Muriel Hip surgery in hospital, 2017

After surgery, in my lovely springtime robe

My oh-so-clever friend Sandy once said: ‘Worry is interest paid on a debt you may not owe.’ I like it. I know it by heart. However, if I have any talent, it is my great ability to worry — a lot. Worry is what I do best of all!

So, told I would have to go home just three days after hip-replacement surgery, I panicked — what else? — and worried! How would I manage? My leg muscles, after months of severe pain, were in miserable shape, more like wet noodles than muscles. How could I NOT worry?

I’m 80. My children live in the U.S. They care. They came. Susan was here for my surgery. She was terrific. Rafi came after I got home to help. He cooks such scrumptious food, I gained two pounds while he was here. Still, they need to go back to their own lives.

Another worry? I have a vestibular disorder, which causes imbalance and unpredictable dizziness, often brought on by stress. Surgery IS stressful and I had a terrible siege of dizziness after my knee surgery in 2011. It was a disaster.

Whadaya know. As Sandy’s wise saying indicates, my worrying WAS a waste of time and energy. After surgery at UBC Hospital, I learned about the Transitional Care Unit (TCU)  right at the Koerner Pavilion, and was able to go there for rehab and care until I was ready to go home.

How come I’d never known about this possibility? I wrote about things like this as a columnist, yet had no idea the unit existed. It was a perfect fit. True, my first night there I had a roommate with dementia who cried out all night in a language I didn’t recognize. The very next night, however, I was blessed with a well-read, clever and interesting roommate, Howard Greaves, who, thankfully, also has a great sense of humor. (A necessary trait to survive the couple of weeks he spent with me).

Howard Greaves.

With Howard Greaves, who survived two weeks as my roommate. Howard deserves a special award for putting up with me.

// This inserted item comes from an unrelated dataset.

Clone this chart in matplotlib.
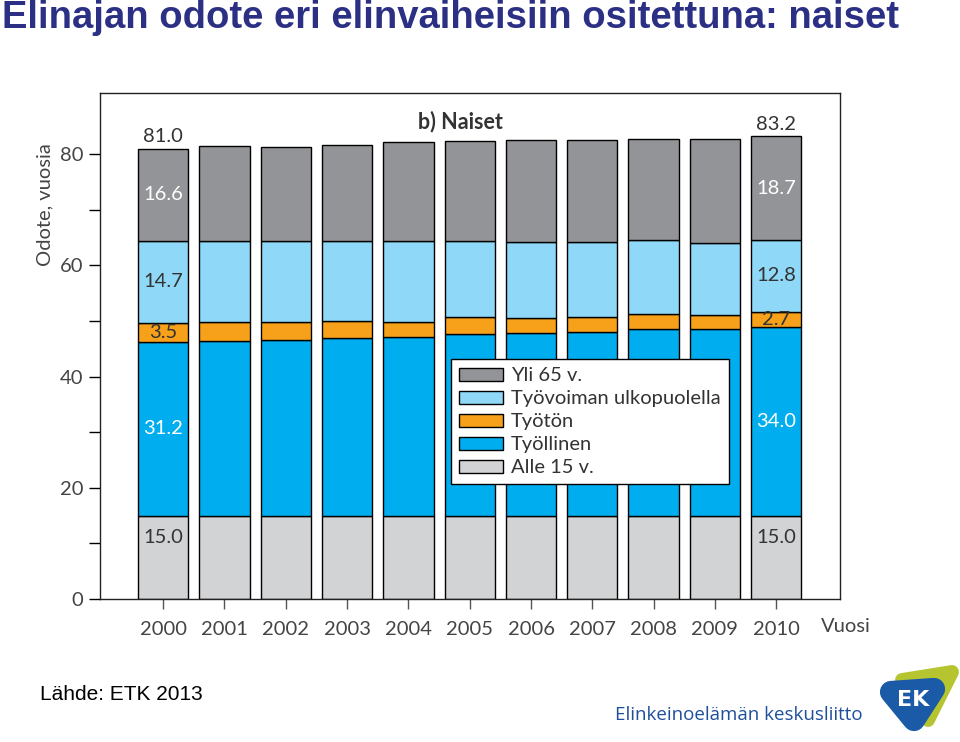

Another blessing with having my surgery and staying  at UBC was that my dear ‘daughter’ Amy works there.

IMG_0231

My beautiful Chinese ‘daughter’ Amy

Amy visited and checked on me whenever she arrived to work, at her lunch break, and on her way home. Bless her, she also helped me survive the hospital food by cooking my favorite Chinese dish and bringing it in for me. She also would buy and bring me tastier food from outside. Hospital food, after all, is hospital food.

At the TCU, I had much needed, supervised physio five days a week, was helped with my ability to walk, and taught how to get my operated leg up onto my bed — no small feat. The nurses and I were given clear instructions about what I could or could not do so my vestibular disorder wouldn’t cause a fall and create a disaster.

There was a reasonable fee, (I understand it can be discussed if it is a problem). Dr. Reinhold Bernat, in charge of my case, was present and accessible when I needed to talk to him, patient with my concerns, and obviously caring — I know I was lucky.

Yes, the TCU was a good match for me, but, you ask, was there anything I felt was not up to par? Yes! We were allowed only one shower a week. I wasn’t thrilled with that, but survived.

Should you or loved ones live in the area and require it one day, I want you to know about the UBC Transitional Care Unit. Or, if there is such a service where you live, try to inquire about it. I am truly grateful it was there for me. And yes, I’m doing well.